Un poco más allá, Irlanda arde. Lo demuestra un sondeo rápido entre las islitas de pasto que, a falta de banco o mesa de la plaza, grupos de amigos y hasta familias completas toman por asalto para dar cuenta de la caza. Entre los adultos rankean alto los vasos de media pinta, los súper chops que más bien son jarras de una pinta, llenos de cervezas doradas, verdes, negras, coloradas. Ante la bandera que da cuenta de las regiones irlandesas, tres chicos y una chica, que apenas alcanza a contar que atienden como a 100 personas cada noche, y que “mucha gente un día viene a degustar y otro recién a comprar”, hacen malabares entre fuegos que sostienen ollas con cordero agridulce, un “irish breakfast” tan imposible para el paladar local que se sirve a la cena y el desafío mayor: el “Dublín coddle”, que no es otra cosa que “salchichas ahumadas, en caldo de ave con mostaza casera y salsa típica”. Créase o no, más de un valiente, y alguna que otra osada, hacen caso omiso del termómetro y sucumben a la curiosidad gastronómica.

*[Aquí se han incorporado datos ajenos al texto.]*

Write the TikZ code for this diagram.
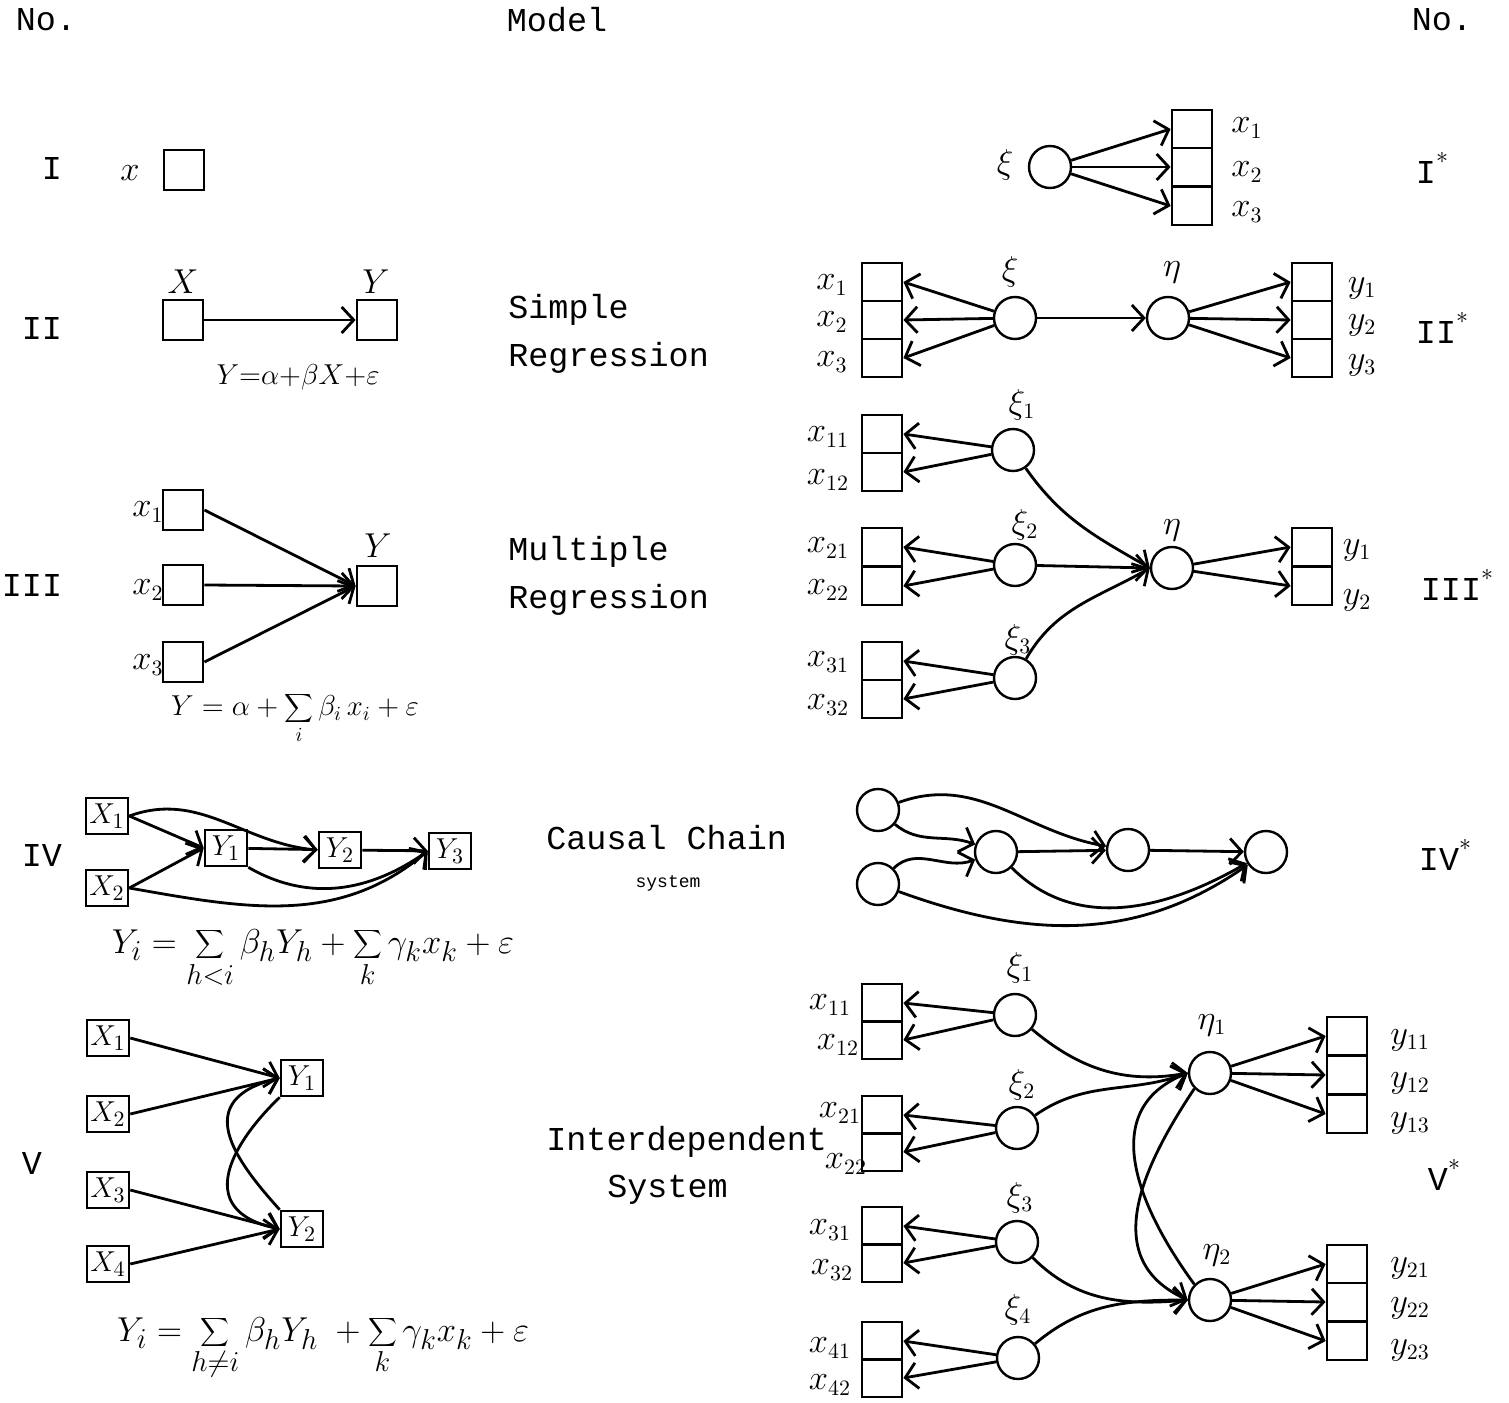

No hay sólo una música aquí, porque todos los sonidos, y las voces, y la letanía algo metálica de un juego infantil a la distancia componen una banda de sonido confusa. En Siria aguardan los narguiles; en México, tacos y tequilas;en San Antonio de Areco, artesanías en madera. La sorpresa aguarda en Jujuy.
Apenas un rincón de ceniceros y elementos decorativos en arcilla, sólo alguna artesanía con reminiscencias del Altiplano aguardan en el puesto en el que Oscar no para de responder preguntas, sonreír, sugerir regalos: el hit son las prendas “hechas a mano, porque podemos producir calidad pero no cantidad” para vestir Barbies. La pared izquierda del stand muestra el paraíso de las muñecas fashion victims: trajes de baño “y también trikini, ¡eh!”, vestidos de fiesta con faldas a la rodilla (o a la articulación correspondiente a), vestidos para gala, jeans y remeras de días casuales, sombreros playeros. Del techo cuelgan tapaditos con vuelo, con detalles en piel; sobre la mesa, siguiendo la escala del arco iris, zapatos, zapatitos, botas, carteras, perchas. La concurrencia muestra entusiasmo y hace preguntas, pero Oscar dice que “este año no está tan bueno, porque hay mucha juventud y no consume”. Antes de venir aquí, la Expo pasó por Santa Clara del Mar, donde “es otra cosa, un público más familiar, compra más” estos objetos. “Mi hija saca las ideas de revistas, de desfiles de moda”, cuenta, y luego él, que está en el mano a mano con el mercado, y tiene la experiencia de atender el resto del año el puesto de plaza Francia, en Buenos Aires, pone los precios. “Hace 11 años ya. Es un medio de vida, trabajamos de esto. Y a veces hay gente de las provincias que nos ve acá y después nos compra durante el año. No es sólo que vendamos calidad, sino que también, viste, como está cerrada la importación de estas cosas.”